Instructions for the task -
Search the data for the string "this" and extract every line where it appears.

Record list -
________

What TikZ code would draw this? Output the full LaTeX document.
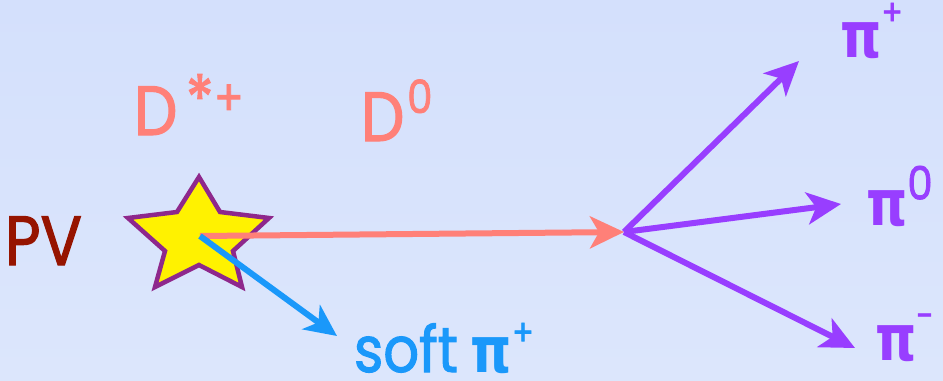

________

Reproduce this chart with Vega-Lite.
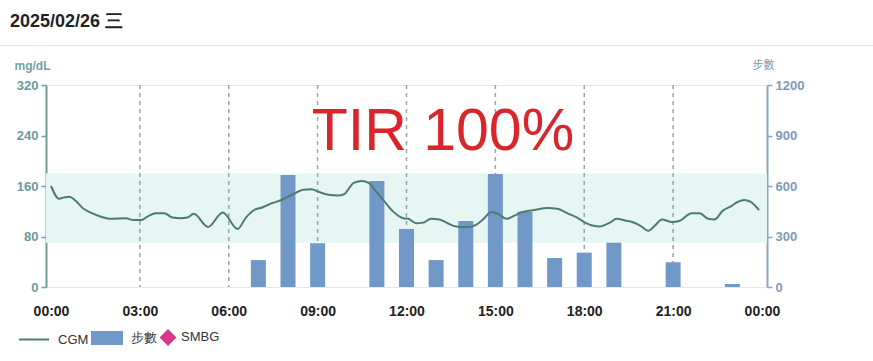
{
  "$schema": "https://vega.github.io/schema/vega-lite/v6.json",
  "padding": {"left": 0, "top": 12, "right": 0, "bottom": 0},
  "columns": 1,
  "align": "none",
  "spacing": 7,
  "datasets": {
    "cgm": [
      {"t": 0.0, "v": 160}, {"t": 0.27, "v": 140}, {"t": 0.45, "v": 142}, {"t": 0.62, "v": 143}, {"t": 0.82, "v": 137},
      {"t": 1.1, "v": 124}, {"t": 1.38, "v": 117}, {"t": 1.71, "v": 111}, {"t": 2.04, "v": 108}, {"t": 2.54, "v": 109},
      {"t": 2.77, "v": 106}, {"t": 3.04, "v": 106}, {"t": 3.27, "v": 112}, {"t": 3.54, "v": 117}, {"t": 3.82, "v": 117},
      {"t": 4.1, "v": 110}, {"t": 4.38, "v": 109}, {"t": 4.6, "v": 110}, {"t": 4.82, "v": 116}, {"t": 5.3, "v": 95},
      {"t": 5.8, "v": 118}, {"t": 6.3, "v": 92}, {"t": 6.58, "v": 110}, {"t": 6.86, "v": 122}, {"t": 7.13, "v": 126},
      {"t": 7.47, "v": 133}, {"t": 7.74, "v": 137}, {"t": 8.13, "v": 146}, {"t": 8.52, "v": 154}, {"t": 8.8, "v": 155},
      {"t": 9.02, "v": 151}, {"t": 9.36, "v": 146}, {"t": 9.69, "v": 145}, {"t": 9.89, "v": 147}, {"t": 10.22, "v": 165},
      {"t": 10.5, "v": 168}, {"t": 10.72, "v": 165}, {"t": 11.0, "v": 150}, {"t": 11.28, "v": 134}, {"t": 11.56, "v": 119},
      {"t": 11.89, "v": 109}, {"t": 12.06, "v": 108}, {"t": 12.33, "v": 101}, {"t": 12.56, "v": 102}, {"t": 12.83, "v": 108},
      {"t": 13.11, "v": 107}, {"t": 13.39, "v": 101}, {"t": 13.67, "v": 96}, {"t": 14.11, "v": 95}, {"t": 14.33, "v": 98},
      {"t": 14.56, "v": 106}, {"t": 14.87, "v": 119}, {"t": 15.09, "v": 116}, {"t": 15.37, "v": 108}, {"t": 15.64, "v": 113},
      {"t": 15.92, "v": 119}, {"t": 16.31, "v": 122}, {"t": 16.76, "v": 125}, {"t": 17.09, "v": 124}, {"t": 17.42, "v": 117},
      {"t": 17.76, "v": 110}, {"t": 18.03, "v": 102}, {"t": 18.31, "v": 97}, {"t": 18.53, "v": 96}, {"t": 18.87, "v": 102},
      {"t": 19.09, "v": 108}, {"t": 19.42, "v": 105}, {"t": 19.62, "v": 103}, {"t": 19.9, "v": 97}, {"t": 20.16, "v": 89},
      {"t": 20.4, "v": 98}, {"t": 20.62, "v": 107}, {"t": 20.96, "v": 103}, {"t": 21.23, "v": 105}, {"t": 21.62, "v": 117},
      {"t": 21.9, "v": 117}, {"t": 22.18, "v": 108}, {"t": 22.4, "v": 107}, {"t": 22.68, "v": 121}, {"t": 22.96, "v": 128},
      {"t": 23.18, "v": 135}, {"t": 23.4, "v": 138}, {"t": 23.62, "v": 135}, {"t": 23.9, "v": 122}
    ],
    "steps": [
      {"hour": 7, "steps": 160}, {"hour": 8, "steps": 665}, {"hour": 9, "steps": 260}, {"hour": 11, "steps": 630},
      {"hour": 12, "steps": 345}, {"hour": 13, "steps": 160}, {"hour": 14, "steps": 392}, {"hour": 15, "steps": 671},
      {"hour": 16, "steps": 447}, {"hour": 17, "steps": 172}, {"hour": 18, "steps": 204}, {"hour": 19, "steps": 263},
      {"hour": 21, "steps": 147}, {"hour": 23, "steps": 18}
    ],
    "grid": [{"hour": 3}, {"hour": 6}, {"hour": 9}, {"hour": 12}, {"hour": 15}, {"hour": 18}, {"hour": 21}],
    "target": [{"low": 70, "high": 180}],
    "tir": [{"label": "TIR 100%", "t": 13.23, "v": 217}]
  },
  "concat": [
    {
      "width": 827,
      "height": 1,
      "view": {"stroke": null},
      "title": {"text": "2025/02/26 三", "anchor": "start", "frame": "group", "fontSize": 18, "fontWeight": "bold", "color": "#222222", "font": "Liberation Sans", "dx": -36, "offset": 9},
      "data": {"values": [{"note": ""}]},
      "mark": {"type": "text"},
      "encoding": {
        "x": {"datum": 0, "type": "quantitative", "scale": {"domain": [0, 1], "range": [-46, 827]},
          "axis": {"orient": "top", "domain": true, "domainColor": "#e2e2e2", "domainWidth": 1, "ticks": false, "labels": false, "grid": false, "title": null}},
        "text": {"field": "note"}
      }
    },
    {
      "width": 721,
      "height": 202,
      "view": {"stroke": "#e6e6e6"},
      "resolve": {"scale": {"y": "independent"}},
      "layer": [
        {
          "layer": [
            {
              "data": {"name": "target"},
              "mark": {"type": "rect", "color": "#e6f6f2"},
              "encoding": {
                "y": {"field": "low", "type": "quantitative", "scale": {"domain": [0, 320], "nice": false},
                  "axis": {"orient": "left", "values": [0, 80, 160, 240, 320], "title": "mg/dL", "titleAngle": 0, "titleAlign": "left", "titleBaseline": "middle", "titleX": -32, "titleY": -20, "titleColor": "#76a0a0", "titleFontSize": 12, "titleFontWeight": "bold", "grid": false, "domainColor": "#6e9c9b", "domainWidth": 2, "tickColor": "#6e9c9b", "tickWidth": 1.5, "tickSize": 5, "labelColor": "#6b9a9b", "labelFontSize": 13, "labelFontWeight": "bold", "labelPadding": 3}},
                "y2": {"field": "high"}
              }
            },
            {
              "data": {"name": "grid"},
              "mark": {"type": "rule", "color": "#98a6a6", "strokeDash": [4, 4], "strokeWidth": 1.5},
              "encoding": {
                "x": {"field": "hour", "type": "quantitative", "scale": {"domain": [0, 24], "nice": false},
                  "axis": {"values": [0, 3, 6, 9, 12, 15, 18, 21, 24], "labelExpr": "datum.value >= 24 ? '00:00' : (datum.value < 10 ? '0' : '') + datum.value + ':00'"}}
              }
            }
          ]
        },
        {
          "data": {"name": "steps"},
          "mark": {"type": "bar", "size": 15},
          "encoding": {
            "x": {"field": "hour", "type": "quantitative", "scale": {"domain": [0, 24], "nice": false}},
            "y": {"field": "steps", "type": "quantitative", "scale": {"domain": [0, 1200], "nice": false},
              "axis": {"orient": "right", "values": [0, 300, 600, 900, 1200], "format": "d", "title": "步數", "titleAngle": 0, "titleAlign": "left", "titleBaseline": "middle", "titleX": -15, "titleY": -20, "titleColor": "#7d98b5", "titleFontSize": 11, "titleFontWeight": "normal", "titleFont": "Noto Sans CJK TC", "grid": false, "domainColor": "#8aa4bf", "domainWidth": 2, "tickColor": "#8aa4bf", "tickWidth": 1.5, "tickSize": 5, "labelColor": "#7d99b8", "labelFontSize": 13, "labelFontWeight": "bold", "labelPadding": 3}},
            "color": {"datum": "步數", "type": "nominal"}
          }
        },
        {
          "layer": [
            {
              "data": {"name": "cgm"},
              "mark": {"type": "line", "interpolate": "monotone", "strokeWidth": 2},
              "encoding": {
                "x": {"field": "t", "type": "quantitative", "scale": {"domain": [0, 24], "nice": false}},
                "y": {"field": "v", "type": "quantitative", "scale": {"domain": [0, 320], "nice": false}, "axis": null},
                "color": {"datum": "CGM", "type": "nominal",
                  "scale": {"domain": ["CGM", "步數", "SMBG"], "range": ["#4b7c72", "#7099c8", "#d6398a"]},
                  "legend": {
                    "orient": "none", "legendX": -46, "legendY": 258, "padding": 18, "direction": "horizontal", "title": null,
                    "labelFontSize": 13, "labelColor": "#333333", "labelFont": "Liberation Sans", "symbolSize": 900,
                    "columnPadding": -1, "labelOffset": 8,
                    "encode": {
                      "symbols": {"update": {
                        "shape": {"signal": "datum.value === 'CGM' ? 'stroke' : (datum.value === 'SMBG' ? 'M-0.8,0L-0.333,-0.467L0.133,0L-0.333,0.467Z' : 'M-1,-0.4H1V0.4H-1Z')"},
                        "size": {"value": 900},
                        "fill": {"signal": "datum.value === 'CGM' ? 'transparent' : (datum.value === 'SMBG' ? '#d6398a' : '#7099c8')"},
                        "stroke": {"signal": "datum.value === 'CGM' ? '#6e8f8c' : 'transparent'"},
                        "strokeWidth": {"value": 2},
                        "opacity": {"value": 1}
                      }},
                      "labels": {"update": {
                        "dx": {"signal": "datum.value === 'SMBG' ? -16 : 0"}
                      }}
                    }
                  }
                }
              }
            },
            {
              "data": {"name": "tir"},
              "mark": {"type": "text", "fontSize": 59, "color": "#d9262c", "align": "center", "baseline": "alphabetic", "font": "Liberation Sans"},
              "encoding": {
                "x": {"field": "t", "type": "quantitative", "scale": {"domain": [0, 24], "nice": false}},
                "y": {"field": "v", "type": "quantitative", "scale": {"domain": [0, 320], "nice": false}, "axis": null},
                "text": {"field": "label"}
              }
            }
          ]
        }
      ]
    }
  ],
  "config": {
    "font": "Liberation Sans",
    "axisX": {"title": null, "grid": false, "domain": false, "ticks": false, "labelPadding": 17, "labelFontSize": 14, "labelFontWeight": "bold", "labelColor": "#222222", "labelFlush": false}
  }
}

________

Solution -
What TikZ code would draw this? Output the full LaTeX document.
Reproduce this chart with Vega-Lite.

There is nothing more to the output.